RECORDS SHOWN:
****

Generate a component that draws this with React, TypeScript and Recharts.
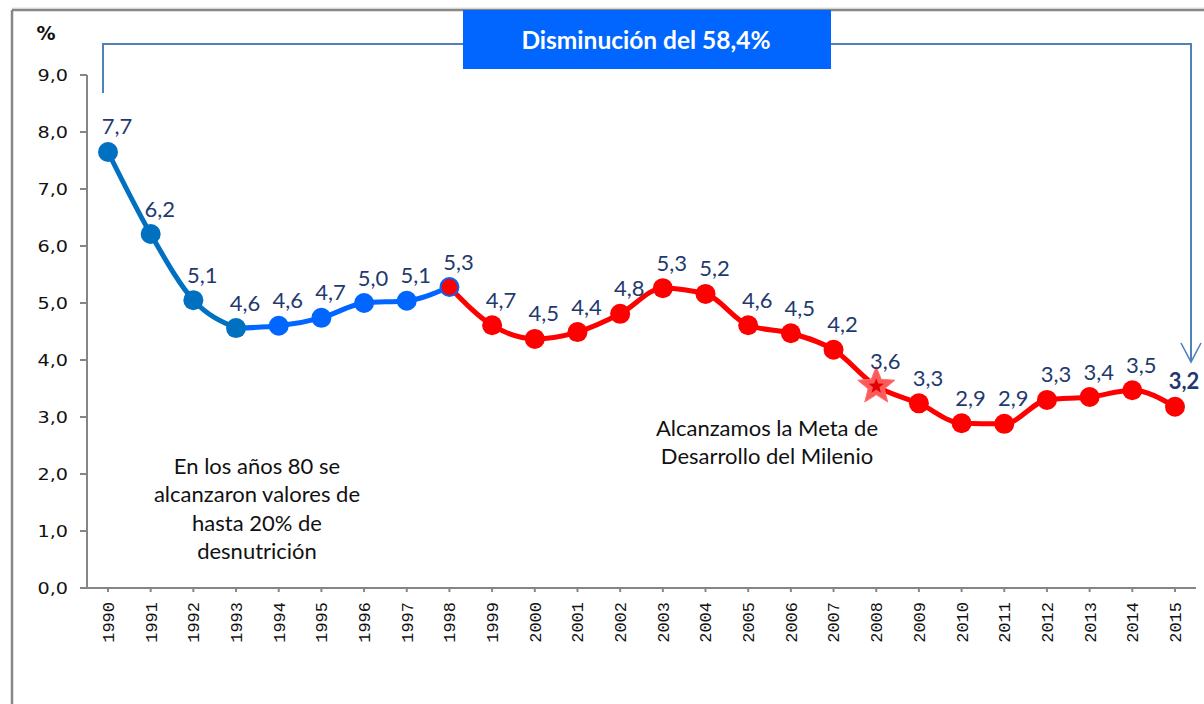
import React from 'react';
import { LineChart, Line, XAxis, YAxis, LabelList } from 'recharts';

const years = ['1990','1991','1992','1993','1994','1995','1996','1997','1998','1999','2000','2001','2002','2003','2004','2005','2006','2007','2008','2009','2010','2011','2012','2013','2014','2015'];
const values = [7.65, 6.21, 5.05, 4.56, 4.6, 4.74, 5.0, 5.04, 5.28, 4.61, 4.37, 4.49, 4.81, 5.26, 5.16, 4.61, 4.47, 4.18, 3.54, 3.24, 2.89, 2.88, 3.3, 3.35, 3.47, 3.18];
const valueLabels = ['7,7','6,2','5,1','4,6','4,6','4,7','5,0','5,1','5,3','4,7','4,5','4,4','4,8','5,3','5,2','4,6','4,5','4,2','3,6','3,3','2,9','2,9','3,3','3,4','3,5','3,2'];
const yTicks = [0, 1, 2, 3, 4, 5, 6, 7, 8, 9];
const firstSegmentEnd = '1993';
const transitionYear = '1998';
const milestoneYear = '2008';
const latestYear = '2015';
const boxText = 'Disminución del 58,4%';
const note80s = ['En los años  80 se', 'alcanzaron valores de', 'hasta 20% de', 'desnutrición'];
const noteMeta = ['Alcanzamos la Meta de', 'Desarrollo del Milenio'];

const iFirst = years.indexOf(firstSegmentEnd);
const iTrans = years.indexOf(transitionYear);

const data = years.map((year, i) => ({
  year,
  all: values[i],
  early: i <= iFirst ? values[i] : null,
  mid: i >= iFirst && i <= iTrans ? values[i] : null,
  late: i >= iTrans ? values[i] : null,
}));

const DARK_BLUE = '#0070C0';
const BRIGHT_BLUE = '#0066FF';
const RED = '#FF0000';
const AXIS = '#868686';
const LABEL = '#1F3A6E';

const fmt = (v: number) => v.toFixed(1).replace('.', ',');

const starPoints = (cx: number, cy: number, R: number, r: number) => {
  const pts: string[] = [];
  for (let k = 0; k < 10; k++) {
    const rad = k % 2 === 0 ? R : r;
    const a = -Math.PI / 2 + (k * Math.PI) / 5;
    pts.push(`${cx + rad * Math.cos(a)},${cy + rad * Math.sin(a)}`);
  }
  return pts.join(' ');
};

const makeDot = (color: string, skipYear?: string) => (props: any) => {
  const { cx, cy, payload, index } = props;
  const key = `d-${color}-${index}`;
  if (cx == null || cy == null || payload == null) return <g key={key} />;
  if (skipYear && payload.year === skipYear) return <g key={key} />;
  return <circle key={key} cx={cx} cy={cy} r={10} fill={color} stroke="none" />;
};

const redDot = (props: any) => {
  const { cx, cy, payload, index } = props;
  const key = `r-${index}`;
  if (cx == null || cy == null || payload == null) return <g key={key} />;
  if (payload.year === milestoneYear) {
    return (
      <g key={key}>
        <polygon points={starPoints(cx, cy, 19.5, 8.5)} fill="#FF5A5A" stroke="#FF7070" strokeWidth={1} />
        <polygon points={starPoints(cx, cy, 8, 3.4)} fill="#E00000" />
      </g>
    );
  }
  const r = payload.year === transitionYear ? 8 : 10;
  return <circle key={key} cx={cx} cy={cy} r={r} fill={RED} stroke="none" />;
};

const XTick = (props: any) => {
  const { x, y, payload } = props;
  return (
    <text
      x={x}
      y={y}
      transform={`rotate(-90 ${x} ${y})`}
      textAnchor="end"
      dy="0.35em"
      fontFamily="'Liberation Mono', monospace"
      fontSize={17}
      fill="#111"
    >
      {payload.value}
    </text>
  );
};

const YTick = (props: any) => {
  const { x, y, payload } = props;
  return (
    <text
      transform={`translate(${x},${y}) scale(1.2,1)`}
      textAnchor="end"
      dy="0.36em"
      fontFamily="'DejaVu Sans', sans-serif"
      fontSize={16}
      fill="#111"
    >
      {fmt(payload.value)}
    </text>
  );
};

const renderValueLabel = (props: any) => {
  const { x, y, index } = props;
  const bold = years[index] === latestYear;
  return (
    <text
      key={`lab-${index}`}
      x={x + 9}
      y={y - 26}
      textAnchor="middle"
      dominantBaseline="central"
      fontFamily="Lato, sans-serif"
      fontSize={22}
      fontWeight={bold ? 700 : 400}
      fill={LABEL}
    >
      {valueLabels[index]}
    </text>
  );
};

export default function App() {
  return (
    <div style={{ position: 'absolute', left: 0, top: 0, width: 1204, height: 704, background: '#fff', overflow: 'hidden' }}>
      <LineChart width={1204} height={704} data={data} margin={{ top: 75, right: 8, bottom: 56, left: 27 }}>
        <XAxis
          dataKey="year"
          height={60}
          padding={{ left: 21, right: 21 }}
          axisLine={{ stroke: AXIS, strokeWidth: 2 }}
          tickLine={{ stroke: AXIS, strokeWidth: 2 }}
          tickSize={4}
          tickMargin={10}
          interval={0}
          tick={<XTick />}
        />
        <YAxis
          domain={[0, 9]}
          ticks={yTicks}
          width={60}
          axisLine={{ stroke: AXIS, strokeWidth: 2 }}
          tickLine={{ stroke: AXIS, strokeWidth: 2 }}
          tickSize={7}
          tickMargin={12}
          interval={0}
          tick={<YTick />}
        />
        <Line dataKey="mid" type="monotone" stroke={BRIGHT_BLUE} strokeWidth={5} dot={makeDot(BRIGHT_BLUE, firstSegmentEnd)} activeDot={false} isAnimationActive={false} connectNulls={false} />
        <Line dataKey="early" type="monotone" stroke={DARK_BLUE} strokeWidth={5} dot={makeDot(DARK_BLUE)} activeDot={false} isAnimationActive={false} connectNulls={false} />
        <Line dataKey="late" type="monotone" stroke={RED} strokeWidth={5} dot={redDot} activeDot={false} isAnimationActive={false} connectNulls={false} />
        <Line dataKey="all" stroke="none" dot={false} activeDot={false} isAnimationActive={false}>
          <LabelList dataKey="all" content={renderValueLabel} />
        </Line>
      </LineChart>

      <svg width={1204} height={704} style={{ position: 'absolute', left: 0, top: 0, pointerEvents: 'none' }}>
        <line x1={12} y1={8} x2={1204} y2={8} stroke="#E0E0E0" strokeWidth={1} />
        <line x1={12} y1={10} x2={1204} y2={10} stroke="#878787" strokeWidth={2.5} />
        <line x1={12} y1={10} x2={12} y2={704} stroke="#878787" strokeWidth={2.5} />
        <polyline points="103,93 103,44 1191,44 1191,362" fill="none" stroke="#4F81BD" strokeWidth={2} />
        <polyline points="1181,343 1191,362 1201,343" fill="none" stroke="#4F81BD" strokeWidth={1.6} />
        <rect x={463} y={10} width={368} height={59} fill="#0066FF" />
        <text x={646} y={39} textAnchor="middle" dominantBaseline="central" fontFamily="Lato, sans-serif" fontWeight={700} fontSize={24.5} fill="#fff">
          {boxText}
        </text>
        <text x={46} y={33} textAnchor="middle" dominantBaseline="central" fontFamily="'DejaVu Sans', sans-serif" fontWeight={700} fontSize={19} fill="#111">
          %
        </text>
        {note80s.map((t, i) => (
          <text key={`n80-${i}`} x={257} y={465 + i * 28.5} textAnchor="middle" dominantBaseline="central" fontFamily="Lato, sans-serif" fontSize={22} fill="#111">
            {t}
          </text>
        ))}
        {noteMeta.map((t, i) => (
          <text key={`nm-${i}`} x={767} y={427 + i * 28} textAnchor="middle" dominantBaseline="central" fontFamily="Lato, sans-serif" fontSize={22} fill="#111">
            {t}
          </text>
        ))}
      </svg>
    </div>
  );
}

****

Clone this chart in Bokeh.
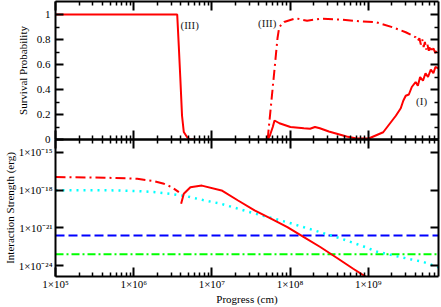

****

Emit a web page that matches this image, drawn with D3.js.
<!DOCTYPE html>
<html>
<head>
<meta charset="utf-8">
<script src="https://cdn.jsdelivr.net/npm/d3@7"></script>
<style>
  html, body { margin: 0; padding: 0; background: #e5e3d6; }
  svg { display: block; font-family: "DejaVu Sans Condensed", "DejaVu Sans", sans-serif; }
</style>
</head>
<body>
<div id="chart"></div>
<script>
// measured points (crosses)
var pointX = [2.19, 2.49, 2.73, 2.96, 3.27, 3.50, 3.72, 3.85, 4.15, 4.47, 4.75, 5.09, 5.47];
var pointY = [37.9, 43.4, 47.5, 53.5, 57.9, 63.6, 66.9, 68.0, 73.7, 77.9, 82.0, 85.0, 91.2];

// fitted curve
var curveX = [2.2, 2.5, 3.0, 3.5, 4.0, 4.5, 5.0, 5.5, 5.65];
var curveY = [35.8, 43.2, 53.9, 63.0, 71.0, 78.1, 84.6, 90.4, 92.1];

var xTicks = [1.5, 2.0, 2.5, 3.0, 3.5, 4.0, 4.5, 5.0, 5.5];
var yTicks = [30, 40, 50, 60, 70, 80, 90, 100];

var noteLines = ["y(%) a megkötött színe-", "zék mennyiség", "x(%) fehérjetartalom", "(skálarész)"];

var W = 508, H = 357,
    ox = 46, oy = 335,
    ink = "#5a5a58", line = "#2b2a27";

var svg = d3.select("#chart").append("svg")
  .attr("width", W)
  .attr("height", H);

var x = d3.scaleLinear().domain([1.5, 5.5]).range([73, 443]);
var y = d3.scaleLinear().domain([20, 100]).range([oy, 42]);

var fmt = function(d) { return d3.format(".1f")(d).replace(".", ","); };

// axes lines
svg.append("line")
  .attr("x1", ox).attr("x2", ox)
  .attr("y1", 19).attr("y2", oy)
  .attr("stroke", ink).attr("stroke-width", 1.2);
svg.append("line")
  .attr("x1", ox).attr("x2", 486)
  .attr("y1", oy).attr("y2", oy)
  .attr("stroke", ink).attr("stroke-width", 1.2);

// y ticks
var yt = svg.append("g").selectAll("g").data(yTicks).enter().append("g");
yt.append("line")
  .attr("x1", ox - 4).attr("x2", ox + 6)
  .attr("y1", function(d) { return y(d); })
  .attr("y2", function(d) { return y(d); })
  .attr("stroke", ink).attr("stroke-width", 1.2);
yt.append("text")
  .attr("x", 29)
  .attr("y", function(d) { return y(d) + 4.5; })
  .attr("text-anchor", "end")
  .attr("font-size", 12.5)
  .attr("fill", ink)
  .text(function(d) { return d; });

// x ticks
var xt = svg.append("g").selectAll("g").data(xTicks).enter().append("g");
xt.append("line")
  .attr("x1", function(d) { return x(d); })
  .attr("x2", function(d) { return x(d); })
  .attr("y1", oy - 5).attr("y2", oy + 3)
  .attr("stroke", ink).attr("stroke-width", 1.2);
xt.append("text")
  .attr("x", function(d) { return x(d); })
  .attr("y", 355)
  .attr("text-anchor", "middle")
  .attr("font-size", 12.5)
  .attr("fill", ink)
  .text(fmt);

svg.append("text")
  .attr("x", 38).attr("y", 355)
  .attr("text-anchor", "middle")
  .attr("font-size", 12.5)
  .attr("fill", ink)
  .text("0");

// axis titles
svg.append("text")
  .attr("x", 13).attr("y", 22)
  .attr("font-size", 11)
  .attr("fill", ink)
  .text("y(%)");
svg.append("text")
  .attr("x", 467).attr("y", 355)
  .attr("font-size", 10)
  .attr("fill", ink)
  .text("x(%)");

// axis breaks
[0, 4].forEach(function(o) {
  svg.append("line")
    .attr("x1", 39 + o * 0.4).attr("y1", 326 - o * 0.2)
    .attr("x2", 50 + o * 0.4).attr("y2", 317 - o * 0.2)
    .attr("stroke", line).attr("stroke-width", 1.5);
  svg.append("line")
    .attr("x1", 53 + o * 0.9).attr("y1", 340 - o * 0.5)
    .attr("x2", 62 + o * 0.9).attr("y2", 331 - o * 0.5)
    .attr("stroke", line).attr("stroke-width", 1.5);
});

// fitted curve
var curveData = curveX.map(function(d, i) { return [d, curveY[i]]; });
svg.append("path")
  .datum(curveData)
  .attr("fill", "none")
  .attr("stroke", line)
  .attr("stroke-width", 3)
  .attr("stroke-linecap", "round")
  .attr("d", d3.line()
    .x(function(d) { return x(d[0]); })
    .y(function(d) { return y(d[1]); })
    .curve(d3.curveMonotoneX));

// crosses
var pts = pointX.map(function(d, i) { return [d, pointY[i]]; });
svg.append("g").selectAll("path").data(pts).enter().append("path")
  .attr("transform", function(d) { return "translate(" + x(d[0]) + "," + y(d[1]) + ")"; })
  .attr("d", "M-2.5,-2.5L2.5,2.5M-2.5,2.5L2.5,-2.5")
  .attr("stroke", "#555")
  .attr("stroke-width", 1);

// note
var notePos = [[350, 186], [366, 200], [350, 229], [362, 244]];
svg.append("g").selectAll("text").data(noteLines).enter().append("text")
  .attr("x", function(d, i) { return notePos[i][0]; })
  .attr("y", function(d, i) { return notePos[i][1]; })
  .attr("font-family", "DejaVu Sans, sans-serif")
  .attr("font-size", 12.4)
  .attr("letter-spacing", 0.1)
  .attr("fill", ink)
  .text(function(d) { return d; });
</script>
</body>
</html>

****

DIRECTION: Pictures do not belong in the copy. Reproduce exactly the lines from the one with "Generate a component" to the one with "XAxis, YAxis, LabelList", both lines included.

SOLUTION TO THIS TASK:
Generate a component that draws this with React, TypeScript and Recharts.
import React from 'react';
import { LineChart, Line, XAxis, YAxis, LabelList } from 'recharts';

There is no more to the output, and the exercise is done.